--- START ---
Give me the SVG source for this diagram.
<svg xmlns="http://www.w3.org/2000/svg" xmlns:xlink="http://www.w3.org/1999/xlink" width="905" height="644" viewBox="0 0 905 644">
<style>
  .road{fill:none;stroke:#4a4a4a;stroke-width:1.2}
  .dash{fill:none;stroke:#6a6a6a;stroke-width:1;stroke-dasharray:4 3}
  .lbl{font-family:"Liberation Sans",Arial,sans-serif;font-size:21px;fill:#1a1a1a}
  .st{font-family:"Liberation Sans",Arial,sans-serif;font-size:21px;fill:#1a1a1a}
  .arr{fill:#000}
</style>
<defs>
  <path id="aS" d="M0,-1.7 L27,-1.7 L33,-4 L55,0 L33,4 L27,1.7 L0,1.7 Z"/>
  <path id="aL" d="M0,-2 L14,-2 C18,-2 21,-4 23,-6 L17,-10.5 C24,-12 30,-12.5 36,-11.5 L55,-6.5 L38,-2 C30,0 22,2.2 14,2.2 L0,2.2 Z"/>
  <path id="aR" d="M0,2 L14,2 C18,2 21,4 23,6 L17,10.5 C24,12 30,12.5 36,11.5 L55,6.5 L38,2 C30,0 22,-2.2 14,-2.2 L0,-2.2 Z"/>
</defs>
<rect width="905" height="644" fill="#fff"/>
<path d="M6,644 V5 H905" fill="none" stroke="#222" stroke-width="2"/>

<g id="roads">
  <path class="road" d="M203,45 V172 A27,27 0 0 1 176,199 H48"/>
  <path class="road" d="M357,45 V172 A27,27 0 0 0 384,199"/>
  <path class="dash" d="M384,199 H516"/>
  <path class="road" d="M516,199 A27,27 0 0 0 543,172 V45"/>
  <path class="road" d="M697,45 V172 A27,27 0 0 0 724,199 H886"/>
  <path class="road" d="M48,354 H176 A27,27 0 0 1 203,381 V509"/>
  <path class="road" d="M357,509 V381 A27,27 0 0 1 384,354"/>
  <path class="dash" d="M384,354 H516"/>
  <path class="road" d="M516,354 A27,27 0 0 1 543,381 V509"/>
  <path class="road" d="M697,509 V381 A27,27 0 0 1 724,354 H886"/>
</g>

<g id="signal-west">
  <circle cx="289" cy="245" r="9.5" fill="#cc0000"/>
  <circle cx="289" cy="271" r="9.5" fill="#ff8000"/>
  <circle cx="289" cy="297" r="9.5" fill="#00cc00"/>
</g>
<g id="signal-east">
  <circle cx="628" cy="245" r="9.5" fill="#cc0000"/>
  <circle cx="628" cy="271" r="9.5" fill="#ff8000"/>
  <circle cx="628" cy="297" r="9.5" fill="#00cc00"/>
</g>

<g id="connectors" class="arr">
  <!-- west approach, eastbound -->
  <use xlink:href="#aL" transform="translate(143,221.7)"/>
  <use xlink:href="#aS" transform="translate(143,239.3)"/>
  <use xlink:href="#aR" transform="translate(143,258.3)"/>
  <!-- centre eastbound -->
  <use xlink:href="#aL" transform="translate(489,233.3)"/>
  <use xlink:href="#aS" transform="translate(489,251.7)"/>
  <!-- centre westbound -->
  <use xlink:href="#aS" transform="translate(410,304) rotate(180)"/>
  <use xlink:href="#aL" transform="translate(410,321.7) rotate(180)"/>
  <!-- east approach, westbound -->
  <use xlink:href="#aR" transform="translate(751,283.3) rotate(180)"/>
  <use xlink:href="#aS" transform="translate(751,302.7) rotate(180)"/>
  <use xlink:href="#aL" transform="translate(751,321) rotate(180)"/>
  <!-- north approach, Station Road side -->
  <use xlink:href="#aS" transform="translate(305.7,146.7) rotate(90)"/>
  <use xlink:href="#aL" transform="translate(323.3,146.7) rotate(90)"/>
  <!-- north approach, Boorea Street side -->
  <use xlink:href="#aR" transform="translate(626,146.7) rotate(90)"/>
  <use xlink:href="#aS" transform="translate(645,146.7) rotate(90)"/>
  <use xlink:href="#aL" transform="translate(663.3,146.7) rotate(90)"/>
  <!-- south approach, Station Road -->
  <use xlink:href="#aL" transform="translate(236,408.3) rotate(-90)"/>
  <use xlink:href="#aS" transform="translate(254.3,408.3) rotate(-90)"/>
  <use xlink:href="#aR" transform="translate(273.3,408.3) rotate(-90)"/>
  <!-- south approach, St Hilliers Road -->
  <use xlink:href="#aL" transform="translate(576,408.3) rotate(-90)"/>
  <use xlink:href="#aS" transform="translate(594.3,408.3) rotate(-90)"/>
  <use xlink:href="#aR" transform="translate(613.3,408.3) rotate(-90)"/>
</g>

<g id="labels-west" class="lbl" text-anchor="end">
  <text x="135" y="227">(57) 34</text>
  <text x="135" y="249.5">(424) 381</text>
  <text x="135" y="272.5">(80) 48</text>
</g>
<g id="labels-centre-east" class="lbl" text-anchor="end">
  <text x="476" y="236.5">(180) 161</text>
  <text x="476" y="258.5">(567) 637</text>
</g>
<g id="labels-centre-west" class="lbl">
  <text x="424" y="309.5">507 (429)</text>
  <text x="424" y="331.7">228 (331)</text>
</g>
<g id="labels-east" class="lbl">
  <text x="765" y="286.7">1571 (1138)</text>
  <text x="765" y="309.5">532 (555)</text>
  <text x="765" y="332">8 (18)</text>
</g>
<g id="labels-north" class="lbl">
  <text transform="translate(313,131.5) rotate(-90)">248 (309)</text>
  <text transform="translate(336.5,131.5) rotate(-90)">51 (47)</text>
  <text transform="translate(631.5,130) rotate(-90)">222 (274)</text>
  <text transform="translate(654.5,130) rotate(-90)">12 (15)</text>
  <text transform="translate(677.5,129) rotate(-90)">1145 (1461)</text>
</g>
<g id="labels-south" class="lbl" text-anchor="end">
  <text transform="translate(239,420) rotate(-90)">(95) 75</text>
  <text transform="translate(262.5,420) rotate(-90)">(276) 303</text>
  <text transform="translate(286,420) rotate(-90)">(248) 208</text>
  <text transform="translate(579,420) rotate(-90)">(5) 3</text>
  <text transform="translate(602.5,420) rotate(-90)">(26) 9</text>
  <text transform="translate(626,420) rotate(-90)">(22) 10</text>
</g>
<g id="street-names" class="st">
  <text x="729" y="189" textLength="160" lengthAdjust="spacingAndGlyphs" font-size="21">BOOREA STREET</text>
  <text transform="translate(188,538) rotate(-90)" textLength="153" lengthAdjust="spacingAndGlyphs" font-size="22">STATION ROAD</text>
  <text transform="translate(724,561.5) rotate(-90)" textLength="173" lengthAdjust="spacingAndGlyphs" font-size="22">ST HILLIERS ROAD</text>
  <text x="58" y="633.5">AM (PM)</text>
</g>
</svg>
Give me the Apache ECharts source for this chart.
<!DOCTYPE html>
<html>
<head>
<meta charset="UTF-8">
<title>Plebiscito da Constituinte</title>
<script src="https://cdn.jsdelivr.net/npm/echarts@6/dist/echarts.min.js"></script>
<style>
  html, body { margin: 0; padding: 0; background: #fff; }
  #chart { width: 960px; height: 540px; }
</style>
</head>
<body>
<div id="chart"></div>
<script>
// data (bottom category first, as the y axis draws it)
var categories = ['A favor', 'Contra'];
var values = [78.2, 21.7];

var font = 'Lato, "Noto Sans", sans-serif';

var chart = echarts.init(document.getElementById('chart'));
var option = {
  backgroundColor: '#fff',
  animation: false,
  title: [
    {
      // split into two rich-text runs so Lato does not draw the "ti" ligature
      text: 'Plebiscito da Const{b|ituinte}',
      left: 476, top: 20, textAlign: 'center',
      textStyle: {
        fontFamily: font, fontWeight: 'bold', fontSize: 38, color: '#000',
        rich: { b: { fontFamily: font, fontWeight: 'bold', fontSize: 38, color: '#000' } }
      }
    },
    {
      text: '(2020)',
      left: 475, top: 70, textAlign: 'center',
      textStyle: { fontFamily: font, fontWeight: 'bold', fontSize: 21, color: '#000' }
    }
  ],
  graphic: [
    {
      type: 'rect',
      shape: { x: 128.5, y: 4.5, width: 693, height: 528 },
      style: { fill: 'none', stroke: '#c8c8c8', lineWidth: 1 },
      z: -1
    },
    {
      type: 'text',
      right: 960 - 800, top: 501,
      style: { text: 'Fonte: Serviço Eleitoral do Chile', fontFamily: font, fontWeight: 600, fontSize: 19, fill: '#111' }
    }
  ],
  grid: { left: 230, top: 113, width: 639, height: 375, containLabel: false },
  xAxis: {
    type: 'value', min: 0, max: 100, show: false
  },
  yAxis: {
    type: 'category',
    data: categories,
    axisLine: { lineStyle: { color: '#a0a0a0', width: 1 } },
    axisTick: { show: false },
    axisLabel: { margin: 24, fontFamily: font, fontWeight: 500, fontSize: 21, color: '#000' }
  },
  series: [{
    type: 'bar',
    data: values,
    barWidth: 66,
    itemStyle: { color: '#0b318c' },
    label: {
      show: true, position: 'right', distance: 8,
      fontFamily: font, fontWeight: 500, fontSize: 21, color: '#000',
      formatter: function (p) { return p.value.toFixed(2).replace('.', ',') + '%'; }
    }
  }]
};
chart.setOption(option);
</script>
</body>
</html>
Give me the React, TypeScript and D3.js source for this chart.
--- END ---
GIVEN INSTRUCTION ::
Give only the number of lines in the material above that include the word "this".

WRITTEN ANSWER ::
3